モンスターが平和に暮らすデルムリン島。その島で唯一の人間・ダイは、魔法が苦手だが勇者に憧れている少年。ある日、島を訪れた“勇者育成の家庭教師”アバンに才能を認められ、ダイは勇者になる特訓を開始! だが、そこへ復活した魔王が出現し!?

熱狂してプレイした RPG『ドラゴンクエスト』の世界観を有したこの漫画には、単純に少年心をくすぐられていた。自分の空想を凌駕する魔法や技の描写、漫画にしか登場しないオリジナルのアイデアにも驚かされた。鎧の魔槍による「鎧化(アムド)」も漫画だからこそできる描写で、アニメーションのないドット絵のファミコンでは得られない、『ドラゴンクエスト』世界の壮大さを実感させてくれることが、何とも言えない快感だった。

近所の銭湯から細長い廃材を貰ってきて、「ダイの剣」を再現しようとして、そんな物騒なもの(木刀)を作るなと母親に怒られたり、『ドラゴンボール』の超格闘よりも、より現実的な剣術に、小さな私は憧れていた。

そして時折見せてくれる巨乳(マァムやメルル)たちの乳頭も、密かに忘れられなかった。レオナが大魔王戦で服が破れ、おっぱいがポロリし、それをポップが見て赤面する場面が、妙にリアリティを感じさせた。都合よく服が破れない違和感を学習することになった。

あとがき

小さな私には少ない小遣いしかなくて、世間で有名になっていたりアニメが放映されていたりするメジャーな漫画しか手に入れることができなかった。だから、それら漫画を繰り返し読んでいて、思い入れが強くなっていて、有名漫画をより有名にしていたんだなと思う。

今は、少年期のように、強烈に自分の人生に及ぶ作品に出会えていない。それは大人になって、財力があり、様々な作品、娯楽に触れてしまったからだろう。少し読んで、つまらないと二度と読まない漫画だって山程ある。だが、少年期にそれは有り得なかった。それしか読むことができないから、繰り返し読むしかなかった。

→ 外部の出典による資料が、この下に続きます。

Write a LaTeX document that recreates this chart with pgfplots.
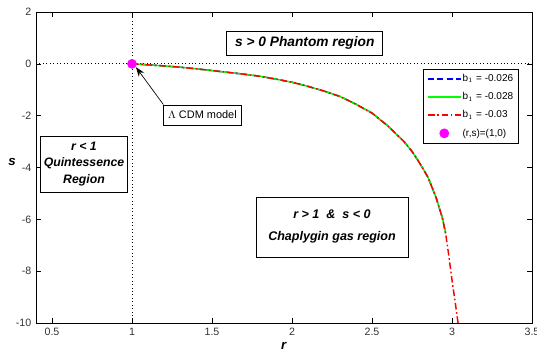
\documentclass[border=0pt]{standalone}
\usepackage{pgfplots}
\pgfplotsset{compat=1.18}
\usepackage{fontspec}
\setmainfont{Liberation Sans}
\usetikzlibrary{arrows.meta,calc}
\definecolor{mmag}{RGB}{255,0,255}
\definecolor{mgreen}{RGB}{0,255,0}
\definecolor{mred}{RGB}{255,0,0}
\definecolor{mblue}{RGB}{0,0,255}
\pgfplotstableread{
r s
1.00 0
1.10 -0.04
1.20 -0.08
1.30 -0.13
1.40 -0.19
1.50 -0.26
1.60 -0.33
1.70 -0.40
1.80 -0.48
1.90 -0.59
2.00 -0.71
2.10 -0.87
2.20 -1.05
2.30 -1.26
2.40 -1.56
2.50 -1.90
2.60 -2.40
2.70 -3.00
2.75 -3.38
2.80 -3.85
2.85 -4.38
2.90 -5.15
2.94 -5.95
2.96 -6.54
}\curveA
\pgfplotstableread{
r s
1.00 0
1.10 -0.04
1.20 -0.08
1.30 -0.13
1.40 -0.19
1.50 -0.26
1.60 -0.33
1.70 -0.40
1.80 -0.48
1.90 -0.59
2.00 -0.71
2.10 -0.87
2.20 -1.05
2.30 -1.26
2.40 -1.56
2.50 -1.90
2.60 -2.40
2.70 -3.00
2.75 -3.38
2.80 -3.85
2.85 -4.38
2.90 -5.15
2.94 -5.95
2.96 -6.54
2.98 -7.40
3.00 -8.34
3.02 -9.20
3.04 -10.10
}\curveC
\begin{document}
\begin{tikzpicture}[x=0.75pt,y=0.75pt]
\begin{axis}[
  scale only axis,
  width=372pt, height=233.25pt,
  xmin=0.4, xmax=3.5, ymin=-10, ymax=2,
  xtick={0.5,1,...,3.5}, ytick={-10,-8,...,2},
  xticklabels={0.5,1,1.5,2,2.5,3,3.5},
  yticklabels={-10,-8,-6,-4,-2,0,2},
  tick align=inside,
  major tick length=4pt,
  tick style={black, line width=0.5pt},
  axis line style={black, line width=0.6pt},
  ticklabel style={font=\fontsize{8}{9}\selectfont, text=black!80},
  /pgf/number format/assume math mode=true,
  xlabel={\textbf{\textit{r}}},
  ylabel={\textbf{\textit{s}}},
  xlabel style={font=\fontsize{10}{11}\selectfont, at={(rel axis cs:0.5,0)}, yshift=-11pt},
  ylabel style={font=\fontsize{10}{11}\selectfont, rotate=-90, at={(rel axis cs:0,0.5)}, anchor=center, xshift=-18pt, yshift=4.3pt},
  legend style={at={(rel axis cs:0.78,0.818)}, anchor=north west, draw=black, fill=white,
    font=\fontsize{7.5}{8}\selectfont, row sep=4.6pt, inner xsep=3pt, inner ysep=3pt, line width=0.5pt,
    nodes={inner sep=1pt, text height=5.5pt, text depth=1.5pt}},
  legend cell align=left,
  legend image code/.code={\draw[mark repeat=2,mark phase=2,#1] plot coordinates {(0cm,0cm) (0.43cm,0cm) (0.86cm,0cm)};},
  clip=true,
]
% reference dotted lines
\addplot[black, dotted, line width=0.6pt, forget plot] coordinates {(0.4,0) (3.5,0)};
\addplot[black, dotted, line width=0.6pt, forget plot] coordinates {(1,-10) (1,2)};
% curves
\addplot[mblue, dash pattern=on 4.5pt off 2.5pt, line width=1.1pt] table {\curveA};
\addlegendentry{b$_{\scriptscriptstyle 1}$ = -0.026}
\addplot[mgreen, line width=1.1pt] table {\curveA};
\addlegendentry{b$_{\scriptscriptstyle 1}$ = -0.028}
\addplot[mred, dash pattern=on 5pt off 2pt on 1.2pt off 2pt, line width=1.1pt] table {\curveC};
\addlegendentry{b$_{\scriptscriptstyle 1}$ = -0.03}
\addplot[only marks, mark=*, mark size=3.4pt, color=mmag, mark options={fill=mmag, draw=mmag}] coordinates {(1,0)};
\addlegendentry{(r,s)=(1,0)}
% annotation boxes
\node[draw=black, fill=white, line width=0.5pt, font=\fontsize{10.3}{11}\selectfont\bfseries\itshape, minimum width=117pt, minimum height=18pt, inner sep=1pt] at (axis cs:2.08,0.81) {s > 0 Phantom region};
\node[draw=black, fill=white, line width=0.5pt, font=\fontsize{9.2}{12.5}\selectfont\bfseries\itshape, align=center, minimum width=65pt, minimum height=42pt, inner sep=0.5pt] at (axis cs:0.70,-3.86) {r < 1\\Quintessence\\Region};
\node[draw=black, fill=white, line width=0.5pt, font=\fontsize{9.4}{13.5}\selectfont\bfseries\itshape, align=center, minimum width=114pt, minimum height=45pt, inner sep=1pt] at (axis cs:2.25,-6.29) {r > 1 \ \& \ s < 0\\[3pt]Chaplygin gas region};
\node[draw=black, fill=white, line width=0.5pt, font=\fontsize{8.2}{9}\selectfont, minimum width=58pt, minimum height=15pt, inner sep=1pt] (lcdm) at (axis cs:1.44,-1.97) {$\Lambda$ CDM model};
\draw[-{Stealth[length=7pt,width=5pt]}, black, line width=0.5pt] (lcdm.north west) -- (axis cs:1.025,-0.13);
\end{axis}
\pgfresetboundingbox
\path[use as bounding box] ($(current axis.south west)+(-36,-31)$) rectangle ($(current axis.north east)+(5,12)$);
\end{tikzpicture}
\end{document}
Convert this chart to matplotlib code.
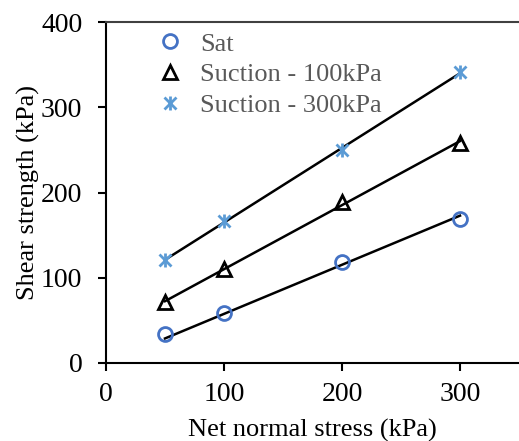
import matplotlib as mpl
import matplotlib.pyplot as plt
import numpy as np
from matplotlib.legend_handler import HandlerTuple

stress = [50, 100, 200, 300]
sat = [34, 59, 119, 169]
suction_100 = [71, 110, 189, 258]
suction_300 = [121, 166, 250, 341]

x_ticks = [0, 100, 200, 300]
y_ticks = [0, 100, 200, 300, 400]


def main():
    mpl.rcParams["font.family"] = "Liberation Serif"
    mpl.rcParams["font.size"] = 19

    fig = plt.figure(figsize=(5.19, 4.41), dpi=100)
    ax = fig.add_axes([106 / 519, 78 / 441, 413 / 519, 341 / 441])

    x = np.array(stress, dtype=float)
    xs = np.array([x.min(), x.max()])

    # Sat fitted through the origin, suction lines with an intercept
    k = np.sum(x * np.array(sat)) / np.sum(x * x)
    ax.plot(xs, k * xs, color="black", lw=1.8, zorder=2)
    for ys in (suction_100, suction_300):
        p = np.polyfit(x, ys, 1)
        ax.plot(xs, np.polyval(p, xs), color="black", lw=1.8, zorder=2)

    h_sat, = ax.plot(stress, sat, "o", ms=10, mfc="none", mec="#4472C4",
                     mew=2, zorder=3)
    h_s1, = ax.plot(stress, suction_100, "^", ms=10, mfc="none", mec="black",
                    mew=2, zorder=3)
    h_x, = ax.plot(stress, suction_300, "x", ms=8, mec="#5B9BD5", mew=2,
                   zorder=3)
    h_v, = ax.plot(stress, suction_300, "|", ms=10, mec="#5B9BD5", mew=2,
                   zorder=3)

    leg = ax.legend([h_sat, h_s1, (h_x, h_v)],
                    ["Sat", "Suction - 100kPa", "Suction - 300kPa"],
                    handler_map={tuple: HandlerTuple(ndivide=1, pad=0)},
                    loc="upper left", bbox_to_anchor=(0.065, 1.04),
                    frameon=False, handlelength=1.0, handletextpad=0.65,
                    labelspacing=0.27, fontsize=19)
    for t in leg.get_texts():
        t.set_color("#595959")

    ax.set_xlim(0, 350)
    ax.set_ylim(0, 400)
    ax.set_xticks(x_ticks)
    ax.set_yticks(y_ticks)
    ax.set_xlabel("Net normal stress (kPa)", fontsize=19, labelpad=8)
    ax.set_ylabel("Shear strength (kPa)", fontsize=19, labelpad=1)

    ax.spines["right"].set_visible(False)
    for s in ("left", "bottom", "top"):
        ax.spines[s].set_linewidth(1.5)
    ax.spines["top"].set_color("#404040")
    ax.tick_params(direction="out", length=6, width=1.5, labelsize=20)
    ax.tick_params(axis="x", pad=8)
    ax.tick_params(axis="y", pad=11)

    fig.savefig("out.png", dpi=100)
    plt.close(fig)


if __name__ == "__main__":
    main()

するとどうだろう、面白いポイントを見つけるのだ。『ドラゴンクエスト4コママンガ劇場(ガンガン編)』がまさにそうだった。子供には理解できなかったオチが、繰り返し読むことで、歳を重ね、読みながら成長していたことで、理解できるようになり、新たに面白くなる。大きな新鮮さを伴って。

これは大人になって、時間を気にして生きてしまっている今は、もう、できない体験なのだ。